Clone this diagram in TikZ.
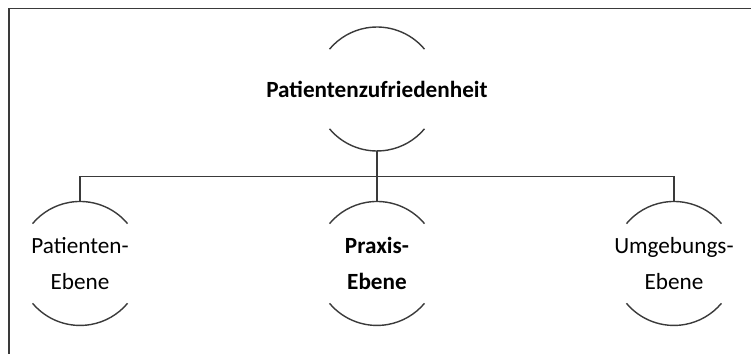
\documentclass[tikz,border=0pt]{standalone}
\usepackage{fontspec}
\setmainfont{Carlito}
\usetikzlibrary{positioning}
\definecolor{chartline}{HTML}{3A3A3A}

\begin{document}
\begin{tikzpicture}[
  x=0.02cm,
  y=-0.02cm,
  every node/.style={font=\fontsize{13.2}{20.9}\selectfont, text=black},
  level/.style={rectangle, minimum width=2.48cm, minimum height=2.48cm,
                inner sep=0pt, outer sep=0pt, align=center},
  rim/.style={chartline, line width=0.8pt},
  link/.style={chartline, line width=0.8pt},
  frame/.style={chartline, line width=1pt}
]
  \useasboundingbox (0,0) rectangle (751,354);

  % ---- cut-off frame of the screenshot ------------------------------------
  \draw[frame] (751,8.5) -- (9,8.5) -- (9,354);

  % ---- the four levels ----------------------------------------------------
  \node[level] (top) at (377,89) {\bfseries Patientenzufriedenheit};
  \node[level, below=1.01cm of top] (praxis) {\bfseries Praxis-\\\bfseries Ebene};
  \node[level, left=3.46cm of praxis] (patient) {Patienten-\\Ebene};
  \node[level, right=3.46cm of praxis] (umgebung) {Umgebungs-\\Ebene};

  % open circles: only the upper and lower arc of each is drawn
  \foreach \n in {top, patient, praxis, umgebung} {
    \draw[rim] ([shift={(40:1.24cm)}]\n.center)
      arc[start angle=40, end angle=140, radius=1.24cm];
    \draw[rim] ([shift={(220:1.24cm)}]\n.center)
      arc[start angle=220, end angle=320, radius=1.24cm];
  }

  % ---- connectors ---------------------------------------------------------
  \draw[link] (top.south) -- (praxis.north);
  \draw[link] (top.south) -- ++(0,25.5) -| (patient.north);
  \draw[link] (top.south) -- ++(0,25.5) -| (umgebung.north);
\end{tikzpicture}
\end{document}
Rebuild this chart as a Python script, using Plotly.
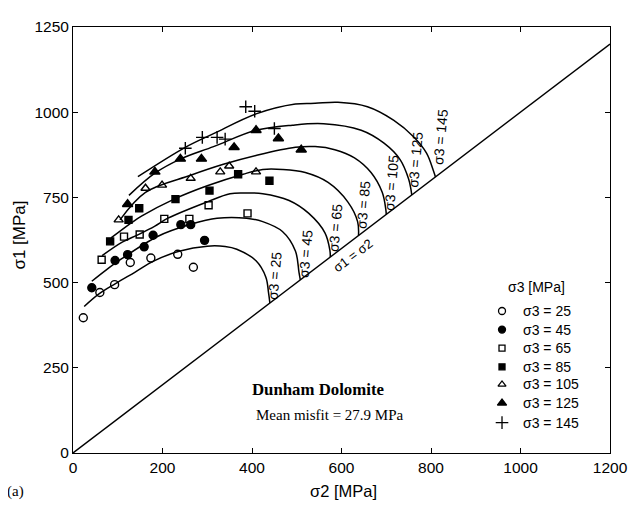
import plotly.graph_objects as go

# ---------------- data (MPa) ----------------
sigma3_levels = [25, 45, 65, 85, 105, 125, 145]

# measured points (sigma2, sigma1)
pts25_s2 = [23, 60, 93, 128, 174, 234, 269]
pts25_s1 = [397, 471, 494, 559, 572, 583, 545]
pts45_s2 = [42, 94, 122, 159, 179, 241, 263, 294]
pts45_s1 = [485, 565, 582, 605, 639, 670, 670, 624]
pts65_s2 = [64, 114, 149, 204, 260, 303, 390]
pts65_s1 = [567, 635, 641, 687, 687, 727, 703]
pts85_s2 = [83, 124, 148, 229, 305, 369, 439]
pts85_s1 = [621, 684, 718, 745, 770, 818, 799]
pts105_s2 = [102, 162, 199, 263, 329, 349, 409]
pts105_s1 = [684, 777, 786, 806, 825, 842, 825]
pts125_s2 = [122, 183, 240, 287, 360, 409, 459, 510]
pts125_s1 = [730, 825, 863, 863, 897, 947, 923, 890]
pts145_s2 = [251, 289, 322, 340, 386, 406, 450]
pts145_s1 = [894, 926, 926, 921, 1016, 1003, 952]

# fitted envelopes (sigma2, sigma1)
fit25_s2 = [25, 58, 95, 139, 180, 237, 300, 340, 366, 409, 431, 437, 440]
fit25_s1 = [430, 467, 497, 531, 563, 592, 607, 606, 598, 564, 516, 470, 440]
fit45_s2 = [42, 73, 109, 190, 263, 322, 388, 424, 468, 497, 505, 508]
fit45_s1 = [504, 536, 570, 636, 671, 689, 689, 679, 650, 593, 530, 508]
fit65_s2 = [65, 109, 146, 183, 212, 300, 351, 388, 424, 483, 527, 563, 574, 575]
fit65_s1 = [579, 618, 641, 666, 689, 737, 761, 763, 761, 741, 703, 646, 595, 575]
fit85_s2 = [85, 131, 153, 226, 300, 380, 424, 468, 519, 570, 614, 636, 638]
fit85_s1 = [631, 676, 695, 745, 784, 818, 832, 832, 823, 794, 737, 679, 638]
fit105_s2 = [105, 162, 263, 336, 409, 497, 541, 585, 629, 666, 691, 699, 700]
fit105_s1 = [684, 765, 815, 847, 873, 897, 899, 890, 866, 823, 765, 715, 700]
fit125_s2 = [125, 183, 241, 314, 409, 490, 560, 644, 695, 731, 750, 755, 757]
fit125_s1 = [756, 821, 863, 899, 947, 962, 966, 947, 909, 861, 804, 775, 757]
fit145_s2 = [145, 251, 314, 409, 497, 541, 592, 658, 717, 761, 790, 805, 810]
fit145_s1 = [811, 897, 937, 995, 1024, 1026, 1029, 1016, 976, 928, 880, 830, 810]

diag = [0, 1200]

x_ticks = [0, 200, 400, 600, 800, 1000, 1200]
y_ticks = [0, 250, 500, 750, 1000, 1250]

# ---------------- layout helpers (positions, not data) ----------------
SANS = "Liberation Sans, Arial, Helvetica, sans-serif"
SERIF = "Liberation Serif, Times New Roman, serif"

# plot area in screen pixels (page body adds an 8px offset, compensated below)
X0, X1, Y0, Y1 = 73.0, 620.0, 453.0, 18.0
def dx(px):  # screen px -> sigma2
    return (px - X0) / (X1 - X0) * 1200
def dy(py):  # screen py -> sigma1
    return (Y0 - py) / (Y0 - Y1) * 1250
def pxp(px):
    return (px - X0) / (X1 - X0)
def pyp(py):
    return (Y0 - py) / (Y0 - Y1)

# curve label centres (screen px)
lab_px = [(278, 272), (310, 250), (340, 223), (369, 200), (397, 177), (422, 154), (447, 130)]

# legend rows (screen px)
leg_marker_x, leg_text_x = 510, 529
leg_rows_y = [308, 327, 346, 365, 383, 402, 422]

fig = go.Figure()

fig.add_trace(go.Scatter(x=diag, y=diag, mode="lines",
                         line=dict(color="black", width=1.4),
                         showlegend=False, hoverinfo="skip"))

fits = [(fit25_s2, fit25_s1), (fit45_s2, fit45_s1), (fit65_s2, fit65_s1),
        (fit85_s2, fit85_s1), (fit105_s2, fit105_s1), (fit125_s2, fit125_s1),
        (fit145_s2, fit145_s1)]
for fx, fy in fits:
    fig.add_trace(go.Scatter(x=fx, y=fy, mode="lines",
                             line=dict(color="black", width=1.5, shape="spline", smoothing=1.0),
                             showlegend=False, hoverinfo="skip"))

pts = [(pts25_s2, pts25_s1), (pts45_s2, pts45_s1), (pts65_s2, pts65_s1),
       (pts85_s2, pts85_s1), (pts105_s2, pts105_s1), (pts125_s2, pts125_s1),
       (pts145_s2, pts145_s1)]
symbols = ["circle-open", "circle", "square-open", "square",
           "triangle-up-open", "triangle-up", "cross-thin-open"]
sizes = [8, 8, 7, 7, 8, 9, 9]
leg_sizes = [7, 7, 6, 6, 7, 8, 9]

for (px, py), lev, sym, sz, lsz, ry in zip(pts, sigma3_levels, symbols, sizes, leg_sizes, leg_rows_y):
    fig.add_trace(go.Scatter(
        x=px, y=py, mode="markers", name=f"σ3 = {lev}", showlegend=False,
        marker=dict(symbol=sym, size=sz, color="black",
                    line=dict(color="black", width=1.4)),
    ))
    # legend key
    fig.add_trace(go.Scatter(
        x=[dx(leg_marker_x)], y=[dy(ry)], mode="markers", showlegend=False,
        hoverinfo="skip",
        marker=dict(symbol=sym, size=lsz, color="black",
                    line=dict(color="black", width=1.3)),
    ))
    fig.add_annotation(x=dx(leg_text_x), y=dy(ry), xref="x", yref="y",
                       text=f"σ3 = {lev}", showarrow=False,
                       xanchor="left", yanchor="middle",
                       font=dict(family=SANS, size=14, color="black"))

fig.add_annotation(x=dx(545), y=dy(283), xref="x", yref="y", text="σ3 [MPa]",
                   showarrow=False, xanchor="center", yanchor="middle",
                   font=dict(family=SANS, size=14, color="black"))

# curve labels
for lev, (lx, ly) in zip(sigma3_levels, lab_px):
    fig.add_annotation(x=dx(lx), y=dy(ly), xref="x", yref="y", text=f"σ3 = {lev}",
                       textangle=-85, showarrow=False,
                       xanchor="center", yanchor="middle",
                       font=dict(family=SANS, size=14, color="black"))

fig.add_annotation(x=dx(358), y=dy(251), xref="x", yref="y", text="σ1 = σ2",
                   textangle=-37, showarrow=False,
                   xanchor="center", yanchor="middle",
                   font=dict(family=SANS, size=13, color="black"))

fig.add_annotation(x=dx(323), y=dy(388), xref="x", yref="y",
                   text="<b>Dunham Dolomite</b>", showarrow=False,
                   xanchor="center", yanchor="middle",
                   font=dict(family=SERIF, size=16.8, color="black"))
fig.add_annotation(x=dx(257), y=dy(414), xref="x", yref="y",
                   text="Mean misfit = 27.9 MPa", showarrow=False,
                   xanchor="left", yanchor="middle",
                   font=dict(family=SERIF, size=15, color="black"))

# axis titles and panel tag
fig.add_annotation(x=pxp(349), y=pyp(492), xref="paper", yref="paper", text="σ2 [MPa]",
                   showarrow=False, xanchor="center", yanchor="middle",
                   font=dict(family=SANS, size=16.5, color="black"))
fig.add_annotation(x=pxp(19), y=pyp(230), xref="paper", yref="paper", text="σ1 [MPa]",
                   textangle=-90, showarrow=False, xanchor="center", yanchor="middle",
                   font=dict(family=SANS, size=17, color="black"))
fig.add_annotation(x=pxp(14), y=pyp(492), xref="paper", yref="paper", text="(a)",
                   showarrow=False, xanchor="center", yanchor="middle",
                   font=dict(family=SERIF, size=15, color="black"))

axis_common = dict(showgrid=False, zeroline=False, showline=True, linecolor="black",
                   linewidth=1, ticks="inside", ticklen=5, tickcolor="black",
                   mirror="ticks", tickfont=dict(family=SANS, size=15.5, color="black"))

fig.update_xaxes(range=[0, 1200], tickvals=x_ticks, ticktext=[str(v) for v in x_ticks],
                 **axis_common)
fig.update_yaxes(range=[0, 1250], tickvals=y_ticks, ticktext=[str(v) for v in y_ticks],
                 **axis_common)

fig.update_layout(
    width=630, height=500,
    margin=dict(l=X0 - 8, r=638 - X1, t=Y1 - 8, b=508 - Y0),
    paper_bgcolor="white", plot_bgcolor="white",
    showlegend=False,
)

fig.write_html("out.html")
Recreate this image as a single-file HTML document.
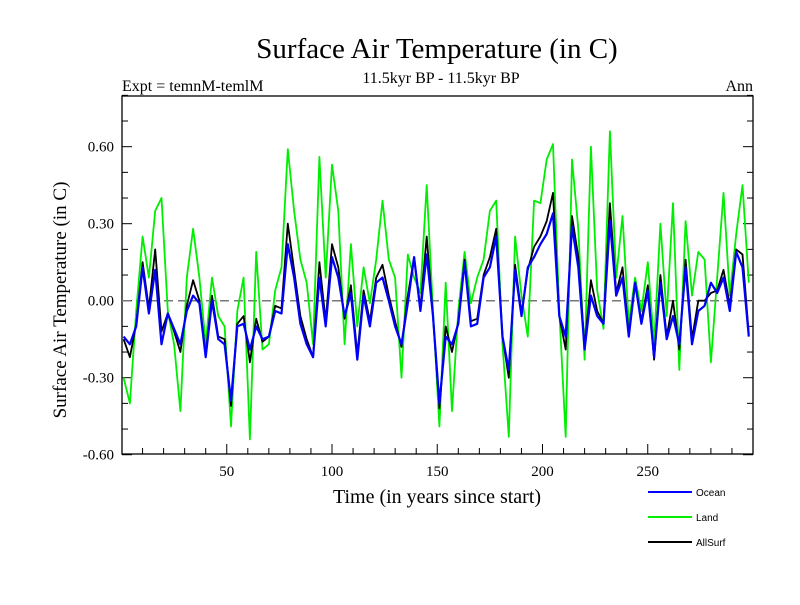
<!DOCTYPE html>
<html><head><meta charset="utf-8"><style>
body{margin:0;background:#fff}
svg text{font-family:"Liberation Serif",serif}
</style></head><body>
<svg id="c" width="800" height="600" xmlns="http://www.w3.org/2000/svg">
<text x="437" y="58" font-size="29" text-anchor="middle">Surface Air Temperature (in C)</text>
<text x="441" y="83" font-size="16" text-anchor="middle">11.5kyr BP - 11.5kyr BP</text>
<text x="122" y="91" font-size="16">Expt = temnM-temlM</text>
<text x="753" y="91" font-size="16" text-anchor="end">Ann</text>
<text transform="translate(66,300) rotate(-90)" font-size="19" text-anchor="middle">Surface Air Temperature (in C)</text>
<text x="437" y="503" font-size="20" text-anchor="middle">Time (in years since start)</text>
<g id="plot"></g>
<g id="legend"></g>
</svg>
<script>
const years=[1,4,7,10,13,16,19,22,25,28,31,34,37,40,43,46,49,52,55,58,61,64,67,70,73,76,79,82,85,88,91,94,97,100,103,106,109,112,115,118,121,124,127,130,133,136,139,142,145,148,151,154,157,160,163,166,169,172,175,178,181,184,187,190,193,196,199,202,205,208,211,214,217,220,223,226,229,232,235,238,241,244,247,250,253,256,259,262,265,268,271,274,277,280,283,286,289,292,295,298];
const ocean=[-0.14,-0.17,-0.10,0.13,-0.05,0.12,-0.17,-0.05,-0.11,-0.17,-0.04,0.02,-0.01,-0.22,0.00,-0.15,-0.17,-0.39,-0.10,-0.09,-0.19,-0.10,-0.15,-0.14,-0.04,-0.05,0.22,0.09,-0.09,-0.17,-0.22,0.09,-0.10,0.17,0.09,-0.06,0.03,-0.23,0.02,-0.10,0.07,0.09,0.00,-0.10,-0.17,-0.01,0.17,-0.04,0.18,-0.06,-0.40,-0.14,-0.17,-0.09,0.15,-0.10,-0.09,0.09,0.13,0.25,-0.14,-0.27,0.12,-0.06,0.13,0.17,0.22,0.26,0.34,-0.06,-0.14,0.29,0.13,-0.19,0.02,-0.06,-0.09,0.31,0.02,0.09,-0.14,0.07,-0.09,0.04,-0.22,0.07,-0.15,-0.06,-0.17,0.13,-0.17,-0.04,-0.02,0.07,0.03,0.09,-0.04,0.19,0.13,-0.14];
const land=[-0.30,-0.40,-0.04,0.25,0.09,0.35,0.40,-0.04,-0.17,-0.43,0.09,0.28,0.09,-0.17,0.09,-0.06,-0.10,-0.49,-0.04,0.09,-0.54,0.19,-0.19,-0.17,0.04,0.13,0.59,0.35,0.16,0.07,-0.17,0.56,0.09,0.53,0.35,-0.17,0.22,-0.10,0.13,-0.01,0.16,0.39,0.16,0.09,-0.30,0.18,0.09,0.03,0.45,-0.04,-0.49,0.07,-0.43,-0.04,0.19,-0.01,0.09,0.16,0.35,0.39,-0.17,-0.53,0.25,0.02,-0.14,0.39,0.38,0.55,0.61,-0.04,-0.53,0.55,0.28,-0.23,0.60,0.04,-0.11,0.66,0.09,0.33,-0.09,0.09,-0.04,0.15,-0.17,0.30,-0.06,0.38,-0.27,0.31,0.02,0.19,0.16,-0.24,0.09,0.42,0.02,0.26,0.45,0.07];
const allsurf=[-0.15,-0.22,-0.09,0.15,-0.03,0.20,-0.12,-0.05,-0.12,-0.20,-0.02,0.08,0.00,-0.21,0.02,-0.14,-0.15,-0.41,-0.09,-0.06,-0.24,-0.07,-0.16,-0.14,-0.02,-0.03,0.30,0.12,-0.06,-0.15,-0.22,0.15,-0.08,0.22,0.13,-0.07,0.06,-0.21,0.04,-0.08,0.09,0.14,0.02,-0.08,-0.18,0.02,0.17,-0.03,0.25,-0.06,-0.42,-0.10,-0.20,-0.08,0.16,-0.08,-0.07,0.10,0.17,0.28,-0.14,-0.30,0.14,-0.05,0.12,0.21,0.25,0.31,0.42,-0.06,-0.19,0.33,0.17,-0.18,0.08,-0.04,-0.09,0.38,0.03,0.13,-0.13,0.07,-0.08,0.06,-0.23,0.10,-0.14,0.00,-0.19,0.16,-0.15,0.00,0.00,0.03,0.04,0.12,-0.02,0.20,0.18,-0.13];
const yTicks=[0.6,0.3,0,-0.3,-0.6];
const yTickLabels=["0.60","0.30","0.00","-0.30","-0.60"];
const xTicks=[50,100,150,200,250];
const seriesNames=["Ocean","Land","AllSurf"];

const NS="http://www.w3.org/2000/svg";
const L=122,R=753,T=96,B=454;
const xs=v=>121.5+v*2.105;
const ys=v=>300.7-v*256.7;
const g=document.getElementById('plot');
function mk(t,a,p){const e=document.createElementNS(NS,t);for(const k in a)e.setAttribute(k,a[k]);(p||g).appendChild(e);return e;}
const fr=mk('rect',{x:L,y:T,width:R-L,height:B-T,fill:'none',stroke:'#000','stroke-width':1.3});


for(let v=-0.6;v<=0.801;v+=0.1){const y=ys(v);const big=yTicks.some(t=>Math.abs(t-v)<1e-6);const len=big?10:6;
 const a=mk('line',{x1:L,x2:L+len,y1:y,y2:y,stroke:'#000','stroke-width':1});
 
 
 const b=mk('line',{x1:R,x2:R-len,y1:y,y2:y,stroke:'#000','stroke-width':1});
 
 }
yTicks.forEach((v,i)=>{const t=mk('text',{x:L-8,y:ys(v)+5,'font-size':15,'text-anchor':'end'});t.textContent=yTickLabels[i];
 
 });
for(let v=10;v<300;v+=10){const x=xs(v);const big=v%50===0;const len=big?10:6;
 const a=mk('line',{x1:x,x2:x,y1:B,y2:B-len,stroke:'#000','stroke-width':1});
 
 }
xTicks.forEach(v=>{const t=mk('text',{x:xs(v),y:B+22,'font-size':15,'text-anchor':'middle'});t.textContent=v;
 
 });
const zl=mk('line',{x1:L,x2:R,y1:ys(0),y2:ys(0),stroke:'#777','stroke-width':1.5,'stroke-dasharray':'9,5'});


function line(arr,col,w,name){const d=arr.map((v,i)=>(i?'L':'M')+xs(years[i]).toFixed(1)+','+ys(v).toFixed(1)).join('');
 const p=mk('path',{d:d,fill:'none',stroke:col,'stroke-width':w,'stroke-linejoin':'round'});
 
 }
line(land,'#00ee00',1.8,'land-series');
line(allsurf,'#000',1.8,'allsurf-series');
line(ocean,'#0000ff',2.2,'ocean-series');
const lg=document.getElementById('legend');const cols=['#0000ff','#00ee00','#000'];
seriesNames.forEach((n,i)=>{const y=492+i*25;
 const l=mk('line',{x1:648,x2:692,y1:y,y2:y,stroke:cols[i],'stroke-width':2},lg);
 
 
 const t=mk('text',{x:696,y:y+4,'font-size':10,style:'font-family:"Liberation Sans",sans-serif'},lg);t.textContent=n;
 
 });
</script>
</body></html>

Directions>
Identify all lines in the records above with the word "this".

Output>
Clone this diagram in TikZ.
Rebuild this chart as a Python script, using Plotly.
Recreate this image as a single-file HTML document.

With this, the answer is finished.